Endgame, as fitting it’s name, is a movie about closing story arcs. There are a tone of story arcs that come full circle in this movie. Even for many characters who live, it marks the end of one period of their life and the beginning of another. It is only fitting that they put an endcap on Tony’s story in as many ways as possible.
So, they give him a chance to deliver the line one more time. There was clearly a lot of writing effort that went into the set up. The whole movie builds up to Thanos delivering the line “I am inevitable” by teasing the line early in the movie. In the scene itself, the music swells with dramatic tension and Thanos pauses to savor the moment. He thinks he has just won. In that brief moment, as far as Thanos knows he is omnipotent.
When there is a dull thunk as he snaps, the spell is broken.
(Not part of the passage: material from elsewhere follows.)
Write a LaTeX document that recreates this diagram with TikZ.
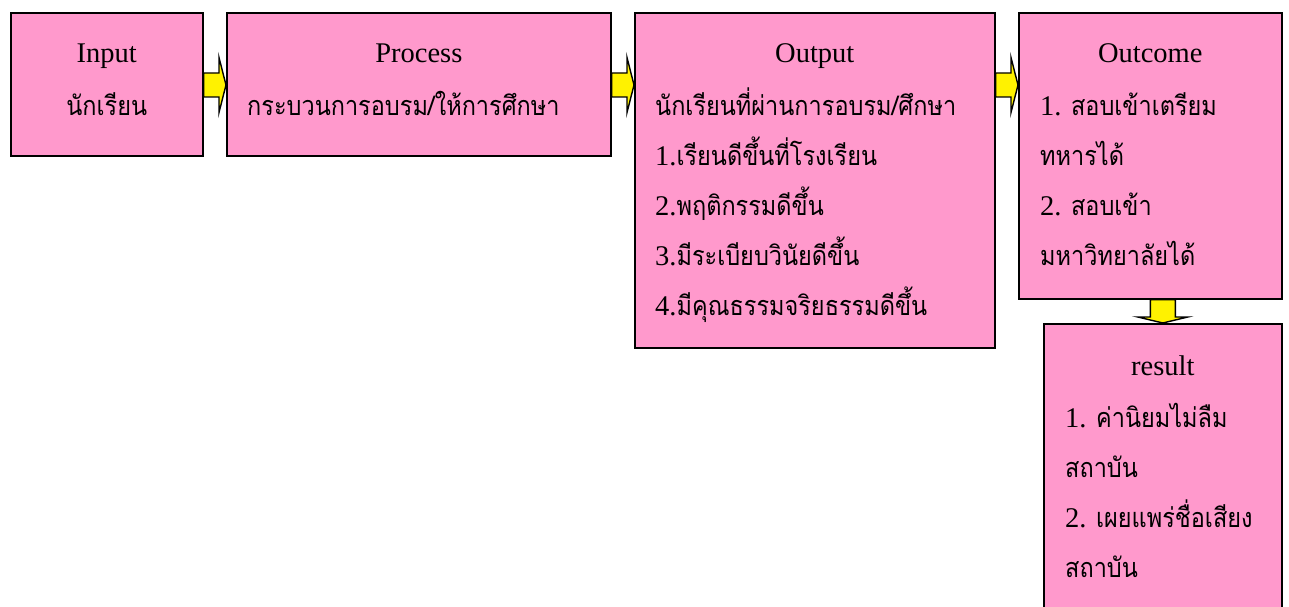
\documentclass[tikz,border=0pt]{standalone}
\usepackage{fontspec}
\setmainfont{Liberation Serif}
\newfontfamily\thaifont[Script=Thai,FakeStretch=0.87]{Loma}
\usetikzlibrary{calc}
\definecolor{boxpink}{HTML}{FF99CC}
\newcommand{\thai}[1]{{\thaifont\fontsize{27}{30}\selectfont #1}}
\newcommand{\arrowright}[2]{%
  \draw[blockarrow] ($(#1.north east)+(0,61)$) -- ($(#2.north west)+(-7,61)$)
    -- ($(#2.north west)+(-7,45.5)$) -- ($(#2.north west)+(0,73)$)
    -- ($(#2.north west)+(-7,100.5)$) -- ($(#2.north west)+(-7,85)$)
    -- ($(#1.north east)+(0,85)$) -- cycle;}

\begin{document}
\begin{tikzpicture}[x=1pt,y=-1pt,font=\fontsize{28.5}{32}\selectfont,
    box/.style={draw,line width=1.6pt,fill=boxpink,anchor=north west,inner sep=0pt},
    blockarrow/.style={draw,fill=yellow,line width=1.4pt,line join=miter},
    head/.style={anchor=base,inner sep=0pt},
    txt/.style={anchor=base west,inner sep=0pt}]

    \useasboundingbox (0,0) rectangle (1289,607);
    \clip (0,0) rectangle (1289,607);

    \node[box,minimum width=192pt,minimum height=143pt] (input)   at (10,12)   {};
    \node[box,minimum width=384pt,minimum height=143pt] (process) at (226,12)  {};
    \node[box,minimum width=360pt,minimum height=335pt] (output)  at (634,12)  {};
    \node[box,minimum width=263pt,minimum height=286pt] (outcome) at (1018,12) {};
    \node[box,minimum width=238pt,minimum height=300pt] (result)  at (1043,323) {};

    \arrowright{input}{process}
    \arrowright{process}{output}
    \arrowright{output}{outcome}
    \draw[blockarrow] ($(outcome.south -| result.north)+(-12.5,0)$) -- ($(result.north)+(-12.5,-6)$)
      -- ($(result.north)+(-25,-6)$) -- (result.north) -- ($(result.north)+(25,-6)$)
      -- ($(result.north)+(12.5,-6)$) -- ($(outcome.south -| result.north)+(12.5,0)$) -- cycle;

    \node[head] (inputH)  at ($(input.north)+(0,51)$)   {Input};
    \node[head] (inputL1) at ($(input.north)+(0,103)$)  {\thai{นักเรียน}};

    \node[head] (processH)  at ($(process.north)+(0,51)$) {Process};
    \node[txt]  (processL1) at ($(process.north west)+(21,103)$) {\thai{กระบวนการอบรม/ให้การศึกษา}};

    \node[head] (outputH)  at ($(output.north)+(0,51)$) {Output};
    \node[txt]  (outputL1) at ($(output.north west)+(21,103)$) {\thai{นักเรียนที่ผ่านการอบรม/ศึกษา}};
    \node[txt]  (outputL2) at ($(output.north west)+(21,153)$) {1.\thai{เรียนดีขึ้นที่โรงเรียน}};
    \node[txt]  (outputL3) at ($(output.north west)+(21,203)$) {2.\thai{พฤติกรรมดีขึ้น}};
    \node[txt]  (outputL4) at ($(output.north west)+(21,253)$) {3.\thai{มีระเบียบวินัยดีขึ้น}};
    \node[txt]  (outputL5) at ($(output.north west)+(21,303)$) {4.\thai{มีคุณธรรมจริยธรรมดีขึ้น}};

    \node[head] (outcomeH)  at ($(outcome.north)+(0,51)$) {Outcome};
    \node[txt]  (outcomeL1) at ($(outcome.north west)+(22,103)$) {1. \thai{สอบเข้าเตรียม}};
    \node[txt]  (outcomeL2) at ($(outcome.north west)+(22,153)$) {\thai{ทหารได้}};
    \node[txt]  (outcomeL3) at ($(outcome.north west)+(22,203)$) {2. \thai{สอบเข้า}};
    \node[txt]  (outcomeL4) at ($(outcome.north west)+(22,253)$) {\thai{มหาวิทยาลัยได้}};

    \node[head] (resultH)  at ($(result.north)+(0,52)$) {result};
    \node[txt]  (resultL1) at ($(result.north west)+(22,104)$) {1. \thai{ค่านิยมไม่ลืม}};
    \node[txt]  (resultL2) at ($(result.north west)+(22,154)$) {\thai{สถาบัน}};
    \node[txt]  (resultL3) at ($(result.north west)+(22,204)$) {2. \thai{เผยแพร่ชื่อเสียง}};
    \node[txt]  (resultL4) at ($(result.north west)+(22,254)$) {\thai{สถาบัน}};
\end{tikzpicture}
\end{document}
Thanos is confused as he realizes the Stones are gone and turns to Tony only to see Tony holding the Stones. In that moment, Tony has bested a god. He has gazed into the abyss and the abyss blinked. Tony pauses for a moment like Thanos did. But, unlike Thanos, this isn’t to savor the moment but to harden his resolve. In that moment, he transcends being Iron Man and becomes a man of iron will.
He solidifies himself as the man who makes the sacrifice play. He solidifies himself as the man who does what others cannot. He becomes the suit of armor around the world. He is the one who protects the ones he loves. In that moment, there is no other being in the universe that could take his place and do what he is doing. It has to be Tony. It’s the epitome of everything that his character has become over the course of the decade of movies we have been watching. And this culmination is tied together with the quote “I am Iron Man.”
Just as the quote marked the beginning of a new era of superhero movie, it marked the end of it as well. I don’t know if we will ever see the level of build up into a single movie again. I know many studios plan to try, but I doubt anyone will succeed anytime soon. Because they used the quote “I am Iron Man” to bookend the entire saga, I can’t help but see the quote reverberating through the whole thing.